Lawless and his engineers had taken it for granted that the engines were still dysfunctional. Burton, though, knew that the Naga were no longer present in the black diamonds, so their influence should have vanished.

He was correct. The engines functioned perfectly. The Dauntlessflew home and landed at an airfield some miles to the southeast of London. Damien Burke and Gregory Hare, Palmerston's odd-job men, were there to greet it. They took possession of the fourteen black diamonds-the seven fragments of the Cambodian Eye and the seven of the African.

“All the Naga stones are in British hands now, Captain Burton,” Burke said. “You've done excellent work for the Empire, isn't that so, Mr. Hare?”

“It most certainly is, Mr. Burke!” Hare agreed.

John Speke was taken into custody.

“He's a traitor,” Burke observed. “The irony of it is that he'll no doubt be incarcerated in our chambers beneath the Tower of London, which is where the Eyes will go, too. One of the most disreputable men in the country held in the same place as what might well be our most precious resource. Such is the way of things.”

Burton was taken to Penfold Private Sanatorium in London's St. John's Wood, where, for three weeks, the Sisterhood of Noble Benevolence fussed over him.

As his strength increased, so too did his anxiety. He had a terrible decision to make. By telling Palmerston about the future and revealing to him his fate, he might persuade him to abandon plans to use the Eyes of Naga as a means for mediumistic espionage against Prussia; might convince him that sending troops to Africa would lead to disaster. But if he succeeded in this, it would mean no reinforcements for the Daughters of Al-Manat. Bertie Wells had told him that the female guerrilla fighters survived at least into the 1870s. In changing history, Burton would almost certainly condemn Isabel Arundell, Isabella Mayson, and Sadhvi Raghavendra to much earlier deaths.

Obviously, the future he'd visited had occurred because he'd favoured Al-Manat's survival over the 130-year-old Palmerston's direct order.

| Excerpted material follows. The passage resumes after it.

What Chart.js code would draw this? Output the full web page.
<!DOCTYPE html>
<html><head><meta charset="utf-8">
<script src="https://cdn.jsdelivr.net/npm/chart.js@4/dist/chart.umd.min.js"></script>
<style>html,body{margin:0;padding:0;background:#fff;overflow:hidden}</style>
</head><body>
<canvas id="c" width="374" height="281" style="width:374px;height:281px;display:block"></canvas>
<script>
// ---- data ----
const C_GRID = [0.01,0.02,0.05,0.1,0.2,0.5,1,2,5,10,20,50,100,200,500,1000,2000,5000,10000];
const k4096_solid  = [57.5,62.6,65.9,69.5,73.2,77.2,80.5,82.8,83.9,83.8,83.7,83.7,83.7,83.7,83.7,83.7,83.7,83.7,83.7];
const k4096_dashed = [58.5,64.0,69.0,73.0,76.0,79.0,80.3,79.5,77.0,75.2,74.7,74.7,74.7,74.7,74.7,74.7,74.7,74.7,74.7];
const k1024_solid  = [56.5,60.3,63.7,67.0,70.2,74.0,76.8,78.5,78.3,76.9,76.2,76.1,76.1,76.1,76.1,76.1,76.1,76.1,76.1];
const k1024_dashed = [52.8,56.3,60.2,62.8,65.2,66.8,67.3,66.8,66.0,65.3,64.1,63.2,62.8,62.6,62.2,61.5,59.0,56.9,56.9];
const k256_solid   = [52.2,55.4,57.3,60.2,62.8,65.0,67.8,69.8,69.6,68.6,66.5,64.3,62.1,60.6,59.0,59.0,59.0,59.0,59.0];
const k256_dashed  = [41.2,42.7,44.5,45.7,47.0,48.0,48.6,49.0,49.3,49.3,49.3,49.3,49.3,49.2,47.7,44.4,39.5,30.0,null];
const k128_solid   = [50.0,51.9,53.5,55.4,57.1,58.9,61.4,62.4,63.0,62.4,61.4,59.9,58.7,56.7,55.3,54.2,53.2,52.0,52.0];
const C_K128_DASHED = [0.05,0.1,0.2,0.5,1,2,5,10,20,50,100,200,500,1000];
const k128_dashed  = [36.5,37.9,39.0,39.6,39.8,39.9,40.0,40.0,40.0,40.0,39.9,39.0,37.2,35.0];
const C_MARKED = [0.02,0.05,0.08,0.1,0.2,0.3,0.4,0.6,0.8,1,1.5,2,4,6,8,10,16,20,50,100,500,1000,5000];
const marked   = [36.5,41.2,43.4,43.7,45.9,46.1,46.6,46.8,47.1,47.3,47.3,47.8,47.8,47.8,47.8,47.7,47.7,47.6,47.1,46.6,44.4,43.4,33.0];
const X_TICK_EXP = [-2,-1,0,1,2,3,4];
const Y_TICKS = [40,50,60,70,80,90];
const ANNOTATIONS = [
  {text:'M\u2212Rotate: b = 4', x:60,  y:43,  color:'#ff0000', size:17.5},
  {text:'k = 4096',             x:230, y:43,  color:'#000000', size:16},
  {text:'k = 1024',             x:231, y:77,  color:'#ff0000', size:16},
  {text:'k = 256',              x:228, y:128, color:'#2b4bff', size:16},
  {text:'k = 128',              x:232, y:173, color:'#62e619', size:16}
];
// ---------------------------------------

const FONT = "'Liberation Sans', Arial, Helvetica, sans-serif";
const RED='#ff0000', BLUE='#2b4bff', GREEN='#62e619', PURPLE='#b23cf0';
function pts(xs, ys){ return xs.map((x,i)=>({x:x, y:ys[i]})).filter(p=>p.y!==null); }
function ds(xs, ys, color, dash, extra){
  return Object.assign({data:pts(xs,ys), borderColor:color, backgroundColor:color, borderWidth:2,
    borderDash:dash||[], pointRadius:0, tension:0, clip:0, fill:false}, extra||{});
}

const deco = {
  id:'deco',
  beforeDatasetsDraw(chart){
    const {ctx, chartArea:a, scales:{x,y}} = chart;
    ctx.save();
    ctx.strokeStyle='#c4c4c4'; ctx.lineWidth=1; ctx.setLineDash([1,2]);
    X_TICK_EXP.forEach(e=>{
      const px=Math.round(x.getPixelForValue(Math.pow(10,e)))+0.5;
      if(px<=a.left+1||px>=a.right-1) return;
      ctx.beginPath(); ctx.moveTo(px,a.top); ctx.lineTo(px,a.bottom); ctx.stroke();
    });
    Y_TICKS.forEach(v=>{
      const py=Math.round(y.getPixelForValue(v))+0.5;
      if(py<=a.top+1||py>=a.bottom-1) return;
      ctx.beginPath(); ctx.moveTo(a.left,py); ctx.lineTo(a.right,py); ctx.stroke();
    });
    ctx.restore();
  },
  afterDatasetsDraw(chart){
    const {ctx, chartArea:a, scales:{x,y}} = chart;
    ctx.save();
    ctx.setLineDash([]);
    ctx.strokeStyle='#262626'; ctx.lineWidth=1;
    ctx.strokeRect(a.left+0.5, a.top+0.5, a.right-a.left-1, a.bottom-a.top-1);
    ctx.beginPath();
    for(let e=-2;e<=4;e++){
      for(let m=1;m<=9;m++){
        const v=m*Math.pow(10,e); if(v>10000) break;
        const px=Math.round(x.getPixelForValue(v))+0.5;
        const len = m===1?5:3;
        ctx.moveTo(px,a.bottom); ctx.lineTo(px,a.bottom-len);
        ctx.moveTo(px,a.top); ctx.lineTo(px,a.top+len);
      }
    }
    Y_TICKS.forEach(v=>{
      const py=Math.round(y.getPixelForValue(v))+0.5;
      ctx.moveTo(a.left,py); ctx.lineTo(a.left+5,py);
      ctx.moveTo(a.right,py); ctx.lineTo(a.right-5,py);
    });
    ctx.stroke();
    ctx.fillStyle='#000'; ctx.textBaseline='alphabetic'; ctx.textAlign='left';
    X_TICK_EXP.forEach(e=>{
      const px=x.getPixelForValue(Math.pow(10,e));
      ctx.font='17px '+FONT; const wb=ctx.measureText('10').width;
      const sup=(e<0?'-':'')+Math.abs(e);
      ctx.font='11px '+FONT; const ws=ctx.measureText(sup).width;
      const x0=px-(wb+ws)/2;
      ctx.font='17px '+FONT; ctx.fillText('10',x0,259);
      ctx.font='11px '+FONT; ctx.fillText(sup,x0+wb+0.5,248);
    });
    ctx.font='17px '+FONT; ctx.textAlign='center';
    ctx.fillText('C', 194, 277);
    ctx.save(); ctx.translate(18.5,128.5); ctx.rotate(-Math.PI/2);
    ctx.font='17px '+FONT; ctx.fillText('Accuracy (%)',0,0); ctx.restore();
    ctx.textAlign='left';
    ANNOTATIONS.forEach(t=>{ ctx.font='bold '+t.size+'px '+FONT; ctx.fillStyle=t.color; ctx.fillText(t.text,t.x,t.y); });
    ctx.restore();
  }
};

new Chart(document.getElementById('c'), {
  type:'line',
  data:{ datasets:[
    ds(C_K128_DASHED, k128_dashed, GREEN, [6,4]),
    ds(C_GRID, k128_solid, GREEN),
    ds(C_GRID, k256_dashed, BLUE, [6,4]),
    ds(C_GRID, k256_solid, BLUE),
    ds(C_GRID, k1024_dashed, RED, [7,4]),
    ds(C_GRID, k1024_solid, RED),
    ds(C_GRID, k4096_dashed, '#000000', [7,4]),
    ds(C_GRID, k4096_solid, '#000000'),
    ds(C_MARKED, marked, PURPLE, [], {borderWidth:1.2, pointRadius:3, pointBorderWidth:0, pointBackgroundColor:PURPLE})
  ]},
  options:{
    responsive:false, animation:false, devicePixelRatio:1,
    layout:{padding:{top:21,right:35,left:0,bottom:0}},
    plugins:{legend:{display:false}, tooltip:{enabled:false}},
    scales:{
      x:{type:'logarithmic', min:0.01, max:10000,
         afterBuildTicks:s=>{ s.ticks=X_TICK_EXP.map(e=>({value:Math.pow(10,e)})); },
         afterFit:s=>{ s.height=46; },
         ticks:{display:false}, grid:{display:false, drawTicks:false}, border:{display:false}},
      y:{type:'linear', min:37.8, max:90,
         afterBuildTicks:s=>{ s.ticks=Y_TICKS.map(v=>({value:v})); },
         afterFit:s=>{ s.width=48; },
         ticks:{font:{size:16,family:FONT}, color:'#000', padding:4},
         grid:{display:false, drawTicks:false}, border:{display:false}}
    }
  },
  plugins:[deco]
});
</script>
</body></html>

As much as he loved Isabel, he had no idea why he might have done such a thing, for, in anyone's estimation, could three lives-even thosethree-be worth the savagery and destruction of the Great War?

He wrote much about this in his personal journal, examining the problem from every angle he could think of, but though he produced pages and pages of cramped handwriting, he could find no answer.

The solution finally came with a visit from Palmerston himself.

Two weeks into his treatment, Burton was sitting up in bed reading a newspaper when the door opened and the prime minister stepped in, announcing: “I'd have come earlier. You know how it is. Affairs of state. Complex times, Captain Burton. Complex times.”

He took off his hat and overcoat-revealing a Mandarin-collared black suit and pale blue cravat-and placed them on a chair. He didn't remove his calfskin gloves.

Standing at the end of the patient's bed, he said, “You look bloody awful. Your hair is white!”